Plotting code records
- - -
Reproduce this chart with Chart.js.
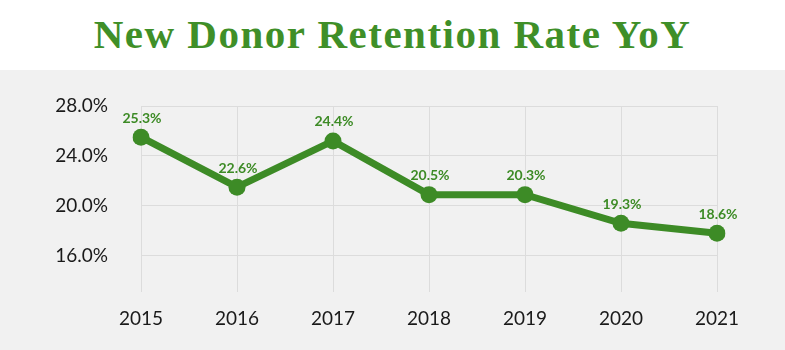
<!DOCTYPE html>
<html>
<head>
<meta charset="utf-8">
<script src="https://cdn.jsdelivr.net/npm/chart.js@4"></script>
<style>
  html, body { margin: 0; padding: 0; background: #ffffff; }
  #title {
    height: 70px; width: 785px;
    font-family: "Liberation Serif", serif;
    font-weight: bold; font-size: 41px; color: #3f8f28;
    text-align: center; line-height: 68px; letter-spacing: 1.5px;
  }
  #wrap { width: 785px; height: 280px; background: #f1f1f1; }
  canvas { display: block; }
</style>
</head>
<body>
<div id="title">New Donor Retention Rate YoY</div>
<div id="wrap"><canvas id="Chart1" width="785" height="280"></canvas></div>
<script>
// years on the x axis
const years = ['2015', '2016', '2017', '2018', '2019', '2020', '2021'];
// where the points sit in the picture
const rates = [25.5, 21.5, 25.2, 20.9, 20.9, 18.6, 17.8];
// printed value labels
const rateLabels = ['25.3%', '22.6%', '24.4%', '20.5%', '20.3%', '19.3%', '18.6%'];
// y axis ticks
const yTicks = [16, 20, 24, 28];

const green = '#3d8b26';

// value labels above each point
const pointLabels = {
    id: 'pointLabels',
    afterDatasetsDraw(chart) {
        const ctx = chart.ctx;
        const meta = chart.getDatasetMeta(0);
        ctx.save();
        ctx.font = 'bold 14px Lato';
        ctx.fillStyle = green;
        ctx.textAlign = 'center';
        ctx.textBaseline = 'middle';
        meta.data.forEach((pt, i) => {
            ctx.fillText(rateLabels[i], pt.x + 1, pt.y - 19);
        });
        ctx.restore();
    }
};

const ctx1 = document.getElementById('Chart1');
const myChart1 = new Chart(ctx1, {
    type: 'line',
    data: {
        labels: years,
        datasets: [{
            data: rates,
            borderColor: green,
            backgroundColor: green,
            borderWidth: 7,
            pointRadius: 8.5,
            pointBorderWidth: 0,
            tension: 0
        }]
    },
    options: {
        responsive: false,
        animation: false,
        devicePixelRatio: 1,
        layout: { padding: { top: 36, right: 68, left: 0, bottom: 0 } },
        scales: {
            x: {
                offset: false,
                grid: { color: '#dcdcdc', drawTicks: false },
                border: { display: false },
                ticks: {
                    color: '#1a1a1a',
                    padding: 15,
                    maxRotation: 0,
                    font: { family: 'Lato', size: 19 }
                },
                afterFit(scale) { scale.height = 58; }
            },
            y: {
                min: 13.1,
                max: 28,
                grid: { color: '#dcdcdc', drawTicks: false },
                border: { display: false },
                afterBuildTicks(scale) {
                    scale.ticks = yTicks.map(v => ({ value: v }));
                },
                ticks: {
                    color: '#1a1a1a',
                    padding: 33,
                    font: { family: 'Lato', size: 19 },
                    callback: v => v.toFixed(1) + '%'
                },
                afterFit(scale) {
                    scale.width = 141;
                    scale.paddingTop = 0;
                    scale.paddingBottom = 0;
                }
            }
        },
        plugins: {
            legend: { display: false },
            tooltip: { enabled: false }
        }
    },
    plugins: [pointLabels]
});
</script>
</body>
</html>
- - -
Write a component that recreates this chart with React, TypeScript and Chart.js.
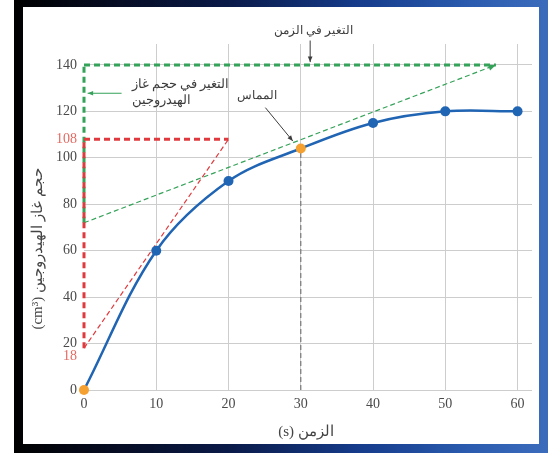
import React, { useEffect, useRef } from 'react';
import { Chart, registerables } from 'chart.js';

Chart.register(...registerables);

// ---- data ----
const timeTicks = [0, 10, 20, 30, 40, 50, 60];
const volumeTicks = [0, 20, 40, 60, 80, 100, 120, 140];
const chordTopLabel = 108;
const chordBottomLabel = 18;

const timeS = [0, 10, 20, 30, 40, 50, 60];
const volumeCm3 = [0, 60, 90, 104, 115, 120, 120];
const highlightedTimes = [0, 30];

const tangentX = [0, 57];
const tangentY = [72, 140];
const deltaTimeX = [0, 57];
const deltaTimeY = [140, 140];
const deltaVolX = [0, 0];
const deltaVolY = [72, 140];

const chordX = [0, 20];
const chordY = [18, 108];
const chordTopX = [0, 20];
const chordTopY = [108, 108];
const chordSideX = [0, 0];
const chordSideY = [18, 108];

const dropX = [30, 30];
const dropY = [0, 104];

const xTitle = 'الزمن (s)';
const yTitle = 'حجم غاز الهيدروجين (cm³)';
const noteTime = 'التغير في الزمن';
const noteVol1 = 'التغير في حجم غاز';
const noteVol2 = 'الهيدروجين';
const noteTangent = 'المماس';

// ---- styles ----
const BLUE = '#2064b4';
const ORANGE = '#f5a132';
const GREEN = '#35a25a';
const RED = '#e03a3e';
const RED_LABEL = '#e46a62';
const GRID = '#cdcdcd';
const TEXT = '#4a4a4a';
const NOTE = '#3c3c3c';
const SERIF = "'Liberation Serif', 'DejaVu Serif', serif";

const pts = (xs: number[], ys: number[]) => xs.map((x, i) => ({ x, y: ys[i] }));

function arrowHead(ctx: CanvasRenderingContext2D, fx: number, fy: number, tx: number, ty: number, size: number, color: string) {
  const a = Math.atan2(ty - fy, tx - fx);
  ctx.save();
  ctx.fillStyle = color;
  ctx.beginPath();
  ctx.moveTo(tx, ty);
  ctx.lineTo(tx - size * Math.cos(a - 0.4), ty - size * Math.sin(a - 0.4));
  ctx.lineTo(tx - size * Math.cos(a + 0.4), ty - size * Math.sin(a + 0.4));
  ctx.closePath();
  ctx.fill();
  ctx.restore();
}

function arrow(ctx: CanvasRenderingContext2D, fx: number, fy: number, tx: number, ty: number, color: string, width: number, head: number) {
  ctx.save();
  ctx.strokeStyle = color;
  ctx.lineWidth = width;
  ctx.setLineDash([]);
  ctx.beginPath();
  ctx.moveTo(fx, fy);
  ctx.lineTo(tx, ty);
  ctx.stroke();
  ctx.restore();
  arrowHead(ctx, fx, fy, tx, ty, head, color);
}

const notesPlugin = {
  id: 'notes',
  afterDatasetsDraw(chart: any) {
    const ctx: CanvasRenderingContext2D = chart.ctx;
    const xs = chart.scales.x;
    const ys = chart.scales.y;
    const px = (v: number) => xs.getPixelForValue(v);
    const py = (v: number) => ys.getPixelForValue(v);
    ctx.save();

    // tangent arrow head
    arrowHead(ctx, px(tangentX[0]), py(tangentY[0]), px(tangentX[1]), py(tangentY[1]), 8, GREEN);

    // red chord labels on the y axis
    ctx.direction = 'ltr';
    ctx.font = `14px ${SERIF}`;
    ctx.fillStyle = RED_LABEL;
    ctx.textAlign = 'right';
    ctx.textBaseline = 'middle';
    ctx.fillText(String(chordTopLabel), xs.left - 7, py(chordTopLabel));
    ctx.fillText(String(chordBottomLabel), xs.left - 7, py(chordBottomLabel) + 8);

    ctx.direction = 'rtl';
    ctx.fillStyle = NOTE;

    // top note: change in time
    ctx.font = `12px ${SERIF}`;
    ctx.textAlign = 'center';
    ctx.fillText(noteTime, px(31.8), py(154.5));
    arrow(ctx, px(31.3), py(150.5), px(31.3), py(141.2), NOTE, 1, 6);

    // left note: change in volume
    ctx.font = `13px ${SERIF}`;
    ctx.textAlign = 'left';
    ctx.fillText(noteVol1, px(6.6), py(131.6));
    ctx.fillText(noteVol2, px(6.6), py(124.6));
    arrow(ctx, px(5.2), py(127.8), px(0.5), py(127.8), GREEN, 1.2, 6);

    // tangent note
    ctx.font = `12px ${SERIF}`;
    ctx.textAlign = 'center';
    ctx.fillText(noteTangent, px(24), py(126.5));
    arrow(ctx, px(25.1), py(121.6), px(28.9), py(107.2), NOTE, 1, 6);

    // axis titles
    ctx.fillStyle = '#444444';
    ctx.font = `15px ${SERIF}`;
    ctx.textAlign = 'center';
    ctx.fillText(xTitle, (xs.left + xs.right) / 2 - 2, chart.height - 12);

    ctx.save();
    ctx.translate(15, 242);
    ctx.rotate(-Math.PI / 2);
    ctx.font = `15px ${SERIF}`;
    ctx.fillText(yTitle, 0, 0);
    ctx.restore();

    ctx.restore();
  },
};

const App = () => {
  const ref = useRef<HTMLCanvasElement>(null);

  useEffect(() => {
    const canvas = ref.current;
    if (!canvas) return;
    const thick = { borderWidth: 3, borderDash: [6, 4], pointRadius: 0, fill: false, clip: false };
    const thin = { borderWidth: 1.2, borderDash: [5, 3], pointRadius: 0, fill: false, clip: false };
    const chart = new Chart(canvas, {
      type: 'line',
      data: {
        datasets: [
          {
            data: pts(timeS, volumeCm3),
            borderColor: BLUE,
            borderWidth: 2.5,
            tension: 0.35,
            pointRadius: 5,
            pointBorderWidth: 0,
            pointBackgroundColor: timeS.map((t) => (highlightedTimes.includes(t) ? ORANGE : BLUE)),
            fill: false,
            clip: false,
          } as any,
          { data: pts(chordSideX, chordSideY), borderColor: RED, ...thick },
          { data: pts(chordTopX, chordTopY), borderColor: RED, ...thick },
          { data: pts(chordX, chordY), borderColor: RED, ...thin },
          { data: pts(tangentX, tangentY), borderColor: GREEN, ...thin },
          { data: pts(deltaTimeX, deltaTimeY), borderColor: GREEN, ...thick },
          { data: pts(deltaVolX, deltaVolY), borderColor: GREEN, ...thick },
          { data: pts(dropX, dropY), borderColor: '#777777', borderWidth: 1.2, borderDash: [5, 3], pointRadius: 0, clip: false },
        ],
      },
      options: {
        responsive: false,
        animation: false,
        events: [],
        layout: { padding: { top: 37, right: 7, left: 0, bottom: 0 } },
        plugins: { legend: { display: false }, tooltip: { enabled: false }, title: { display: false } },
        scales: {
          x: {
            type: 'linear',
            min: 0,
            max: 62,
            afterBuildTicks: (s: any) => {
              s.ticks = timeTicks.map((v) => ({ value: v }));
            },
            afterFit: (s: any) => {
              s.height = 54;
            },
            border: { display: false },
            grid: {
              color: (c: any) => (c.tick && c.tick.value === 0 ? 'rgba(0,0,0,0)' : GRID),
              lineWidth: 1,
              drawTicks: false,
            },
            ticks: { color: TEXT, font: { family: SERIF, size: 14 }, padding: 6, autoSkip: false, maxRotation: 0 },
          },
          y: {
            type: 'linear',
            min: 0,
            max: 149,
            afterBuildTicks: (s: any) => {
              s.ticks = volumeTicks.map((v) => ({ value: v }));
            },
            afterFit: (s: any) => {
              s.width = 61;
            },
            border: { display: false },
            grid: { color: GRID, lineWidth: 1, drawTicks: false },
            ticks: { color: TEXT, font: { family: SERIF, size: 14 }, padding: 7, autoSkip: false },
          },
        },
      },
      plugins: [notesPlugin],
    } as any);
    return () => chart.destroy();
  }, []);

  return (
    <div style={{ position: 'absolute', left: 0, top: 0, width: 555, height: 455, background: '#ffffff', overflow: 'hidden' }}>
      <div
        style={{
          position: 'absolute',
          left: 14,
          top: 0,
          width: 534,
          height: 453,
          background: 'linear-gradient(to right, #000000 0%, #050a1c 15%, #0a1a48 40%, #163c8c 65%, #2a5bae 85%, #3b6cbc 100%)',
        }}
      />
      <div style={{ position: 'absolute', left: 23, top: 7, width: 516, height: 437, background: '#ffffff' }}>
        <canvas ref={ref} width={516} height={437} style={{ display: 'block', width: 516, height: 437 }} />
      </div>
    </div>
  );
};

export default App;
- - -
TASK TO CARRY OUT:
Using the entries above, repeat exactly the lines from the one with "Write a component" to the one with "const chordBottomLabel = 18;", both included, and leave the pictures behind.

EXERCISE RESULT:
Write a component that recreates this chart with React, TypeScript and Chart.js.
import React, { useEffect, useRef } from 'react';
import { Chart, registerables } from 'chart.js';

Chart.register(...registerables);

// ---- data ----
const timeTicks = [0, 10, 20, 30, 40, 50, 60];
const volumeTicks = [0, 20, 40, 60, 80, 100, 120, 140];
const chordTopLabel = 108;
const chordBottomLabel = 18;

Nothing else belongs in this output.